PROBLEM REQUIREMENTS. Give back exactly the lines from the one with "Convert this chart to D3.js code." through the one with "const depths = [1, 2, 3];", inclusive, without the images.

Source code of charts
+ + +
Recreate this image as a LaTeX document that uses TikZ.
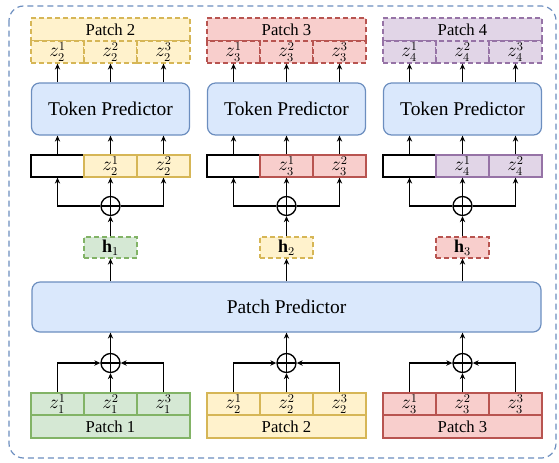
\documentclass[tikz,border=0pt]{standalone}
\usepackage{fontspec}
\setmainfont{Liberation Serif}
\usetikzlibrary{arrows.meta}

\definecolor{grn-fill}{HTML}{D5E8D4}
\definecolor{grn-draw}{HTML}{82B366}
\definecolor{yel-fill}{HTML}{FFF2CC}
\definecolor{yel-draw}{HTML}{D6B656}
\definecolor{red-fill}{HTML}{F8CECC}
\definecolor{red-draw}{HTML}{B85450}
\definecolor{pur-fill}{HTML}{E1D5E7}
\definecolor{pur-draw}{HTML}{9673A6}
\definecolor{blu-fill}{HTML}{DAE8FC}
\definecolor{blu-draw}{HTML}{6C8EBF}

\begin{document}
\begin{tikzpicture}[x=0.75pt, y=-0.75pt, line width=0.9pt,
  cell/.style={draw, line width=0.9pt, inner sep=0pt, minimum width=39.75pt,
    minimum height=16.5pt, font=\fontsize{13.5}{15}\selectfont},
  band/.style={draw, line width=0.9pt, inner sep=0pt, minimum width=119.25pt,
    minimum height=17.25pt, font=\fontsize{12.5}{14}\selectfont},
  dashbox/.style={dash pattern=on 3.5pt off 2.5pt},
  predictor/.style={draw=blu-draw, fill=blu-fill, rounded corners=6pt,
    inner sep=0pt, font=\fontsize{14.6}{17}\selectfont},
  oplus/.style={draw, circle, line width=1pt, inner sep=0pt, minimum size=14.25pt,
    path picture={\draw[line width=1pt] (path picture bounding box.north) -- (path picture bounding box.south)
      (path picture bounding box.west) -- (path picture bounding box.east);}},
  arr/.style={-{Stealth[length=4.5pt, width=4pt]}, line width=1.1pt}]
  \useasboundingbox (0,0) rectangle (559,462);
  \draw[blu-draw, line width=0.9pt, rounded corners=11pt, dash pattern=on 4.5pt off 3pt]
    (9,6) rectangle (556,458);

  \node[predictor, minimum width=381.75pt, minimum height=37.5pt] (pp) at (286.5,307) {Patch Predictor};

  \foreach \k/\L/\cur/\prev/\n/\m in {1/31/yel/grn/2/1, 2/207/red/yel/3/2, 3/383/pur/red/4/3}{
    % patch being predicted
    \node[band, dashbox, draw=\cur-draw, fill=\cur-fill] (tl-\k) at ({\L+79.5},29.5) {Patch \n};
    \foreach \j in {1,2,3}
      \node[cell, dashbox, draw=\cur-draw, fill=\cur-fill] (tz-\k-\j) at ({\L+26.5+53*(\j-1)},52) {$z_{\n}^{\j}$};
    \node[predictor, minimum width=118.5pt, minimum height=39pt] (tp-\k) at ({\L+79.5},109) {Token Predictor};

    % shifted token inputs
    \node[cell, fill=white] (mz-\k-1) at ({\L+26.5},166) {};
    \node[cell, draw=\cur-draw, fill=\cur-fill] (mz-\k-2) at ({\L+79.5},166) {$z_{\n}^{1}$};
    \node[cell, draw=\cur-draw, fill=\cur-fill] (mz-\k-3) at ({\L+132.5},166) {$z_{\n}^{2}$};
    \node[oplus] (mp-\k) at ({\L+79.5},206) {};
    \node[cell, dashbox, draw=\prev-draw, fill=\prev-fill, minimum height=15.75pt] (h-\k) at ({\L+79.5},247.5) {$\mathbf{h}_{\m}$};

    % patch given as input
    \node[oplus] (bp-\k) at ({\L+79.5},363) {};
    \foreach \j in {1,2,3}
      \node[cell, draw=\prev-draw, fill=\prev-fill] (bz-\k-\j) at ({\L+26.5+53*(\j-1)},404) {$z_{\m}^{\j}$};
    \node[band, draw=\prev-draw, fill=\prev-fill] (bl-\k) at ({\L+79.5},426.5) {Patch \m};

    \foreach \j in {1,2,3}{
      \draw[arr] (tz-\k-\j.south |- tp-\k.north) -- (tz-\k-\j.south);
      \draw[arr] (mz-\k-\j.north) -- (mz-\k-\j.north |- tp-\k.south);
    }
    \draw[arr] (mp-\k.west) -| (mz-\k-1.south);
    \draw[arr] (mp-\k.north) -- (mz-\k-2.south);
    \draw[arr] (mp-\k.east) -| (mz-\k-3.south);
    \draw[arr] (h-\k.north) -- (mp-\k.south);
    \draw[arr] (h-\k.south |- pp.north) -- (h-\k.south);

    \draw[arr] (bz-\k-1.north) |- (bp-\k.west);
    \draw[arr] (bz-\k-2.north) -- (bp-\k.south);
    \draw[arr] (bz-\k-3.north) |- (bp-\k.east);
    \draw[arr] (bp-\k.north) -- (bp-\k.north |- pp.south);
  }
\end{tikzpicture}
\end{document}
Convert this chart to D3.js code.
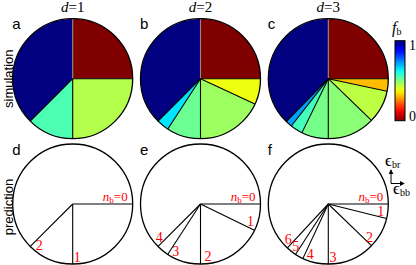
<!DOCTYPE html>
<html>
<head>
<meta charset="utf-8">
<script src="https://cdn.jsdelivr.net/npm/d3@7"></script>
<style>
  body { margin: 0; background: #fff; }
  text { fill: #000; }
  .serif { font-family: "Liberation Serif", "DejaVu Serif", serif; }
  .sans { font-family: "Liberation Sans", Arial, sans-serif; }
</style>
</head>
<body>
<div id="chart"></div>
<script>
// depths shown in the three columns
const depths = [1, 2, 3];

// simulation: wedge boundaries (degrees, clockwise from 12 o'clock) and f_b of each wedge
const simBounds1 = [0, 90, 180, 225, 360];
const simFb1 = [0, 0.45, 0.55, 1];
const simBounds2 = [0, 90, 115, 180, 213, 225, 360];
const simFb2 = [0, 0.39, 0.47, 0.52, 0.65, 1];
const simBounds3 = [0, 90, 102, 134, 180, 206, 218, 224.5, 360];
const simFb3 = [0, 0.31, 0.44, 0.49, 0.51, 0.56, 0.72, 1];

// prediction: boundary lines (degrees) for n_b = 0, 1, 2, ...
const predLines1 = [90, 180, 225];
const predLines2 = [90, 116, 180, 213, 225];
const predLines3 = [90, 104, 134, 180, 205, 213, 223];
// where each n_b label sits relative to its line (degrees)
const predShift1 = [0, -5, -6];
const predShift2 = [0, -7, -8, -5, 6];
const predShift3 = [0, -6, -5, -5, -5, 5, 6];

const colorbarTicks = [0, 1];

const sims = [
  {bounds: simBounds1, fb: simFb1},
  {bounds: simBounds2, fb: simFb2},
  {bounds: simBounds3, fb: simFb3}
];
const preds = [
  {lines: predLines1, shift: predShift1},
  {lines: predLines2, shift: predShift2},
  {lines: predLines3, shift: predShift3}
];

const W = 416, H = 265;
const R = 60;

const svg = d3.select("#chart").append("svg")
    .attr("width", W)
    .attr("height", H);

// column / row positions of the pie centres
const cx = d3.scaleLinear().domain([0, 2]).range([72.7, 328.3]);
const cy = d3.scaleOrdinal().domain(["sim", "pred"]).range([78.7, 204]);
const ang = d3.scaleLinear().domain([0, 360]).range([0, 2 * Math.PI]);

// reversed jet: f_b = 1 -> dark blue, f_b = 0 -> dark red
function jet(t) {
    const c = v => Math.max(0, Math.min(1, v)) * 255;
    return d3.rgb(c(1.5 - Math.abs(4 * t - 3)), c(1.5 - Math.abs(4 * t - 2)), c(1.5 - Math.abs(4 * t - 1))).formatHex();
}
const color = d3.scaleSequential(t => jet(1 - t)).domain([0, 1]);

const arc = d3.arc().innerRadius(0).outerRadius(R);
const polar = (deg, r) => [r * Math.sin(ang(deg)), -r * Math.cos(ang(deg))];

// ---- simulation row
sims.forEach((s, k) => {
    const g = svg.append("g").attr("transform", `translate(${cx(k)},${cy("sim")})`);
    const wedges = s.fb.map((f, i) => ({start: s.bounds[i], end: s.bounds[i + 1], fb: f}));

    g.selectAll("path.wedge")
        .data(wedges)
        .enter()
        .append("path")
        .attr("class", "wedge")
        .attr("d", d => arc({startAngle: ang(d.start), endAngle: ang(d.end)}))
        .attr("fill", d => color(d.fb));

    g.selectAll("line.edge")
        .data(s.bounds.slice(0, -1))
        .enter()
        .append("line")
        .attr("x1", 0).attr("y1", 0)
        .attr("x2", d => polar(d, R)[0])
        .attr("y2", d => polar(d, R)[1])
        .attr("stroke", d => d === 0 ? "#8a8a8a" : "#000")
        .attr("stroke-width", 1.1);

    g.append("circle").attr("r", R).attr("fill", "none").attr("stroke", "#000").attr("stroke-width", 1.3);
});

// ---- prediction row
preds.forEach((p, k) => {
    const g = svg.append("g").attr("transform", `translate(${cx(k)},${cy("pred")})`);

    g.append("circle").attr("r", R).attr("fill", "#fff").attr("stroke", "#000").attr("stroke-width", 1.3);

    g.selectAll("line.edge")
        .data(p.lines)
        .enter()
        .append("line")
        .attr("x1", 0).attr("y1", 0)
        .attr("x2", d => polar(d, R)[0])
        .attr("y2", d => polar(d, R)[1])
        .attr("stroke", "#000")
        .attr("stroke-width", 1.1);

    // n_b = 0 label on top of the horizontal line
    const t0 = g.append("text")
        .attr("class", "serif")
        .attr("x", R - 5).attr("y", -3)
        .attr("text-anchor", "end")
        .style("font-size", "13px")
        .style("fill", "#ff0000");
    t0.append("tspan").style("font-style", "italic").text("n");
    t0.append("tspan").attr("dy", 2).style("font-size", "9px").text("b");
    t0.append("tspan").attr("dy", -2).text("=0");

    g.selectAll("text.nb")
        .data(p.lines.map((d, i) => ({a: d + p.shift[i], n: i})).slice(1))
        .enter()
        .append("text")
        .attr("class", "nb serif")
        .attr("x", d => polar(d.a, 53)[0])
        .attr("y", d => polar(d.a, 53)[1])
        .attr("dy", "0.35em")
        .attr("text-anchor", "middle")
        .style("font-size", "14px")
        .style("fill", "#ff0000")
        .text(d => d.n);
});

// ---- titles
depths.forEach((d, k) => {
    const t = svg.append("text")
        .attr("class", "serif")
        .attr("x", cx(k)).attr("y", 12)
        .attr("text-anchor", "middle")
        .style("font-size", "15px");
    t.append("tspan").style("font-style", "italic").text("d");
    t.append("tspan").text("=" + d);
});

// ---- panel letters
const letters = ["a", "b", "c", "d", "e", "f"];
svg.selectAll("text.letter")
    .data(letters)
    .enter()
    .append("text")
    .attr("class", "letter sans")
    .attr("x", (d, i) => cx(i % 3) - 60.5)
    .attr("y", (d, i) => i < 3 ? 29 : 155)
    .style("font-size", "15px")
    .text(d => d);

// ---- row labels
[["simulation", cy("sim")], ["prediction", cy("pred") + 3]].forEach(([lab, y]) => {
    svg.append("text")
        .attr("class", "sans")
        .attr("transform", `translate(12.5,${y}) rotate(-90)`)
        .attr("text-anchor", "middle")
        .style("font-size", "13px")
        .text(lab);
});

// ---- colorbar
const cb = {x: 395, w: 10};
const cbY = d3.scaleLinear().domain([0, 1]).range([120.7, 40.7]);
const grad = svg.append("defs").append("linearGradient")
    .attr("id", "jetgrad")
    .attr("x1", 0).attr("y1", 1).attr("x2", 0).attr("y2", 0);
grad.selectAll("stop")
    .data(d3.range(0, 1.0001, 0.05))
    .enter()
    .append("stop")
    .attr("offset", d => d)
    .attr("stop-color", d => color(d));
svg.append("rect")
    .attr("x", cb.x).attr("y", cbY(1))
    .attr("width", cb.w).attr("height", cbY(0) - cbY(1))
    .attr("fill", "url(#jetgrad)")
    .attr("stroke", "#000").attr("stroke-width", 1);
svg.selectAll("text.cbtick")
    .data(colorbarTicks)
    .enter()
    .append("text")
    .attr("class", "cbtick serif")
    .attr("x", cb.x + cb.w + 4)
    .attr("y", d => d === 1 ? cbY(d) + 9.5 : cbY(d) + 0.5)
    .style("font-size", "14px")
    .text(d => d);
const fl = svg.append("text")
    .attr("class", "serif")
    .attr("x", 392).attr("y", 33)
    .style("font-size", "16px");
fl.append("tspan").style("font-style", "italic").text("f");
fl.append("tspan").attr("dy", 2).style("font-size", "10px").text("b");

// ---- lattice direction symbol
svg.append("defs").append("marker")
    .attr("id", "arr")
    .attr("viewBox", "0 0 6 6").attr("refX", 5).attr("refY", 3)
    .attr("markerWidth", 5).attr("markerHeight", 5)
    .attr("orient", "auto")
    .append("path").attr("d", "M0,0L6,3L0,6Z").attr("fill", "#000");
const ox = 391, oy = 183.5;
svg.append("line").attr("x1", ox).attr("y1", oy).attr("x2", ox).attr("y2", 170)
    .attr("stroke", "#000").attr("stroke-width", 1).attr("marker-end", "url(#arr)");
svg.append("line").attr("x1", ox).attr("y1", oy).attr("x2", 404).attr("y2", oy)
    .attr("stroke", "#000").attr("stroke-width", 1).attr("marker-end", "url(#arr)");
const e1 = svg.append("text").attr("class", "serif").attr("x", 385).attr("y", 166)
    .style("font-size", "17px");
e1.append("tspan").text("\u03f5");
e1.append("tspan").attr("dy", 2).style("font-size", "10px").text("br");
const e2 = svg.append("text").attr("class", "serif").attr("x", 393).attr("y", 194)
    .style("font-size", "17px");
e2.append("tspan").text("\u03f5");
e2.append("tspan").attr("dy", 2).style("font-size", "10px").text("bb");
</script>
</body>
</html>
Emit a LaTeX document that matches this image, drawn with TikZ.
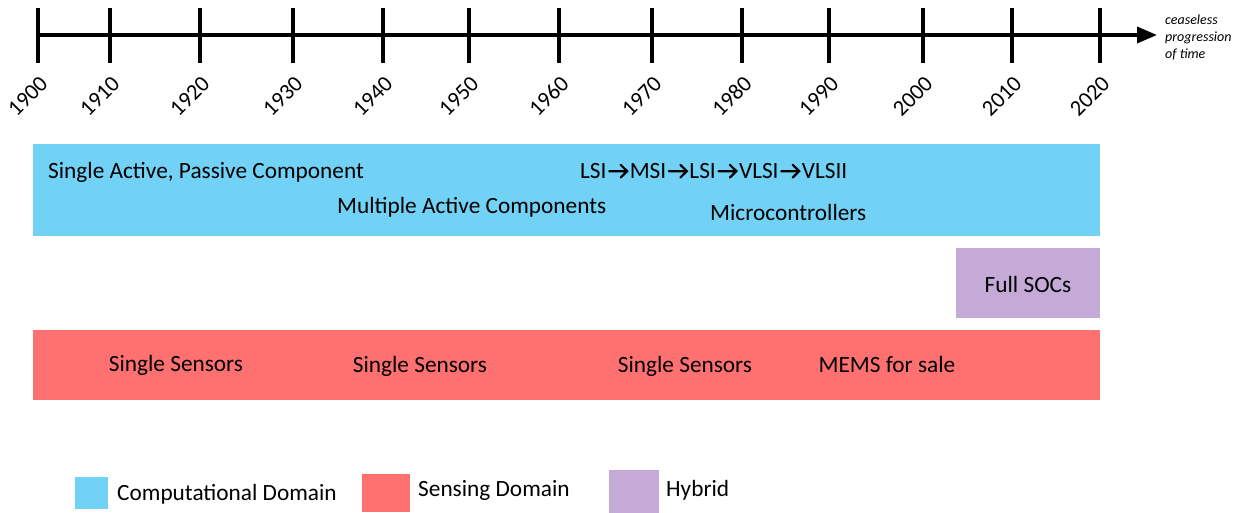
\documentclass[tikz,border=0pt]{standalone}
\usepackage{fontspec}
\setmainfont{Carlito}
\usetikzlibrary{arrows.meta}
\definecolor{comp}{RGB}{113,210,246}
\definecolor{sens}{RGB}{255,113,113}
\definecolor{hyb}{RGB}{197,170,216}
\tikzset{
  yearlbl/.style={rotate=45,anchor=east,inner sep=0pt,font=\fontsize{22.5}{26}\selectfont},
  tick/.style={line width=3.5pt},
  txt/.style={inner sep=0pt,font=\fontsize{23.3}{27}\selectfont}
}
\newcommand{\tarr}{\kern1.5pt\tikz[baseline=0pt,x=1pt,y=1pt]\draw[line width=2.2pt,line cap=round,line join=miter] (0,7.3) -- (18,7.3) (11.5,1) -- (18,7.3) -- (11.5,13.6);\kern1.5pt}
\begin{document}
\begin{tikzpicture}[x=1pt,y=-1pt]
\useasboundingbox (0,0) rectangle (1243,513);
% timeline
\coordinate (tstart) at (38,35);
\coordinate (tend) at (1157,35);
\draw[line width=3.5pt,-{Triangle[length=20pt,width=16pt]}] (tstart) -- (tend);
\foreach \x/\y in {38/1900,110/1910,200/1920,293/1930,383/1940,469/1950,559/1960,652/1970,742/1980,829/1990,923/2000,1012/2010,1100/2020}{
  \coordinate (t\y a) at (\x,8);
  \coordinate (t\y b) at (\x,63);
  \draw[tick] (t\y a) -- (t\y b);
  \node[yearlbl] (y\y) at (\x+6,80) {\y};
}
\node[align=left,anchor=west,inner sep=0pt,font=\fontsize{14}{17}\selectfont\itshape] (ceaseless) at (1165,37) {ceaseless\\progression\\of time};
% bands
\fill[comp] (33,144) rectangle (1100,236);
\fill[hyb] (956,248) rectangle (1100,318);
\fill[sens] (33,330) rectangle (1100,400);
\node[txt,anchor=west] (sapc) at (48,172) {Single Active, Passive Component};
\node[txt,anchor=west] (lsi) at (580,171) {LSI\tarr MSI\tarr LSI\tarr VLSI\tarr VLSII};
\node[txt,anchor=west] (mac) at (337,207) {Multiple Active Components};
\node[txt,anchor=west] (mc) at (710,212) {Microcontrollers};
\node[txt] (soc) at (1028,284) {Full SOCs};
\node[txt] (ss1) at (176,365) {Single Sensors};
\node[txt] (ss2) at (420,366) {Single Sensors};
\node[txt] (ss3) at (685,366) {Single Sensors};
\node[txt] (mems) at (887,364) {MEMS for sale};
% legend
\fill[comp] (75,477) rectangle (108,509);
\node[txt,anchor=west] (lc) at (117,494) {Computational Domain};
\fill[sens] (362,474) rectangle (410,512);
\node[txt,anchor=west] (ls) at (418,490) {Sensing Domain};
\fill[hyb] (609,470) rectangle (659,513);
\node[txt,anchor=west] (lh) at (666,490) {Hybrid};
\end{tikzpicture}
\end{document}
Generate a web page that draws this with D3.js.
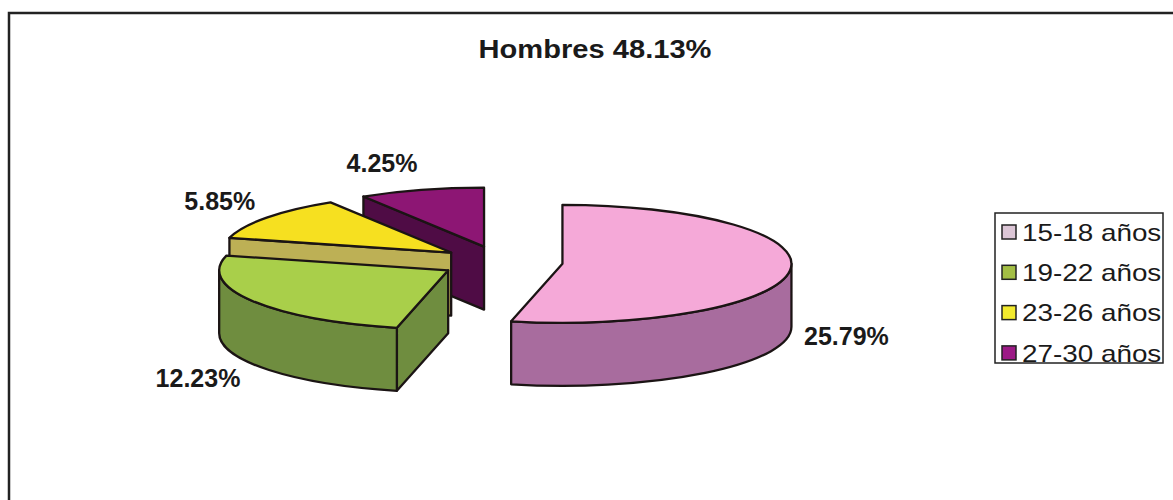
+ + +
THE REPLY.
Convert this chart to D3.js code.
<!DOCTYPE html>
<html>
<head>
<meta charset="utf-8">
<script src="https://cdn.jsdelivr.net/npm/d3@7"></script>
<style>
  body { margin: 0; background: #fff; }
  text { fill: #000; }
  .serif { font-family: "Liberation Serif", "DejaVu Serif", serif; }
  .sans { font-family: "Liberation Sans", Arial, sans-serif; }
</style>
</head>
<body>
<div id="chart"></div>
<script>
// depths shown in the three columns
const depths = [1, 2, 3];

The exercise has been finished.